The transition will take effect Monday and last for at least two weeks, according to district spokesman Sean Gruber.

Gruber said the district made the decision based on the “continued spread of the contagious COVID-19 Delta variant,” the continuous increase in the number of the district’s quarantined staff and students, and “COVID-19′s impact on our available pool of school bus drivers and substitutes.”

The district estimates the return to in-person learning will happen on Sept. 13.

District officials will reassess the impact of COVID-19 on students and staff on Sept. 10 and determine if an extension of the remote learning period will be necessary, he said.

Janice Doyle, whose granddaughter is a fifth grader at Forest Hills Elementary School in Walterboro, told Live 5 News Friday she thinks the move is necessary but hopes the transition will be easier than last year.

“Last year was such confusion and chaos, and the kids didn’t really adjust well,” she said after picking her granddaughter up from school. “I’m hoping that they’ll work out a plan so that the kids can learn and get what they need.”

Doyle described communication last year between students and teachers as “chaos” and said sometimes students didn’t get their questions answered.

Melanie Wade, who recently lost two family members to the virus, agrees communication has been rough, but she doesn’t think virtual learning is the answer.

“My concerns are more with my children’s mental health and the effects this is having on a lot of students’ mental health,” she said. “I don’t think virtual is necessary. I think the school board is kind of jumping on the bandwagon.”

Wade also expressed concerns about the quality of virtual education compared to in-person learning.

“Every single one of our children who were mostly virtual last year or even – they tried to do face-to-face but then had to be virtual too because they kept switching it up – those children are so far behind from where they should be,” she said.

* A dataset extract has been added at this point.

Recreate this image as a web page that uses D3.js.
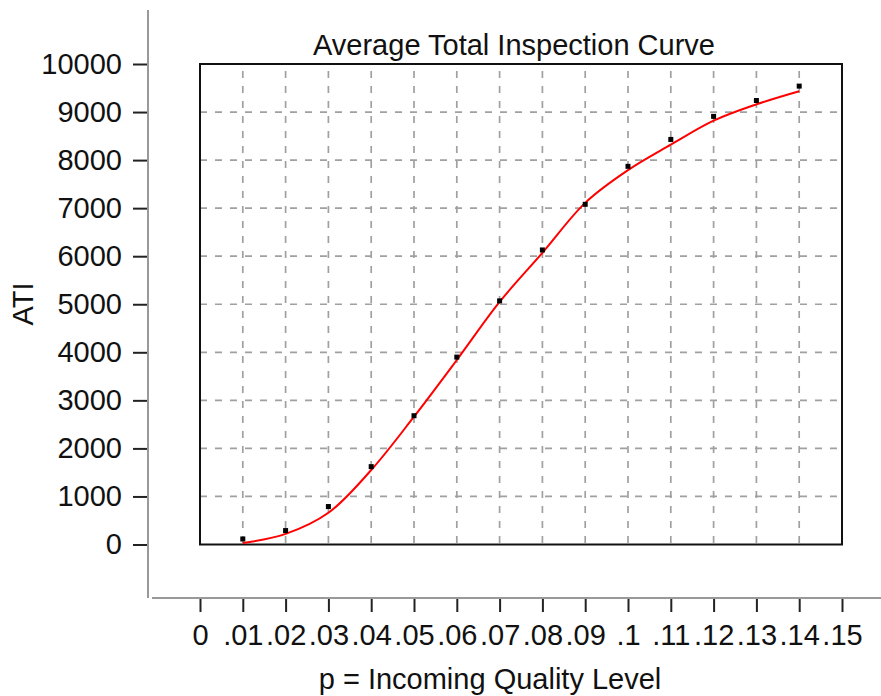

Last year, a shirtless hacker logged into Wade’s son’s Google Meet virtual class and played extremely vulgar and explicit music or a song he was singing that “explained acts that seventh graders don’t need to hear,” she told Live 5 News at the time.

The district said it was a student who used a code to access the class, but Wade believes the hacker was much older.

The district will provide distance learning opportunities and breakfast and lunch opportunities during the closure. Students will be able to use district-issued Chromebooks. Students who do not have a district-issued laptop and needs one should contact their school.

Students without access to internet will be provided with E-Learning packets.

“Students will be expected to complete all assignments at home,” Gruber said. “All athletic activities and afterschool programs will be canceled during the E-Learning/Virtual Learning period.”

Schools will provide meals for pick-up at students’ schools from 11 a.m. to 1 p.m. on Monday and Tuesday. Then beginning on Sept. 1 and Sept. 3, meal deliveries will begin according to regular bus routes, he said.

Car riders will be able to pick up meals at their child’s school from 11 a.m. to 1 p.m. on Sept. 1 and Sept. 3.

Schools and buses will be comprehensively disinfected during this closure period, the district said.

Friday evening, the district announced a special school board meeting set for 6 p.m. Monday. An agenda for the meeting was not immediately available.

Also Friday, the Georgetown County School District announced McDonald Elementary School will temporarily move to e-learning on Monday until Sept. 7. Early College High School in Charleston shifted to virtual learning Friday through Sept. 10.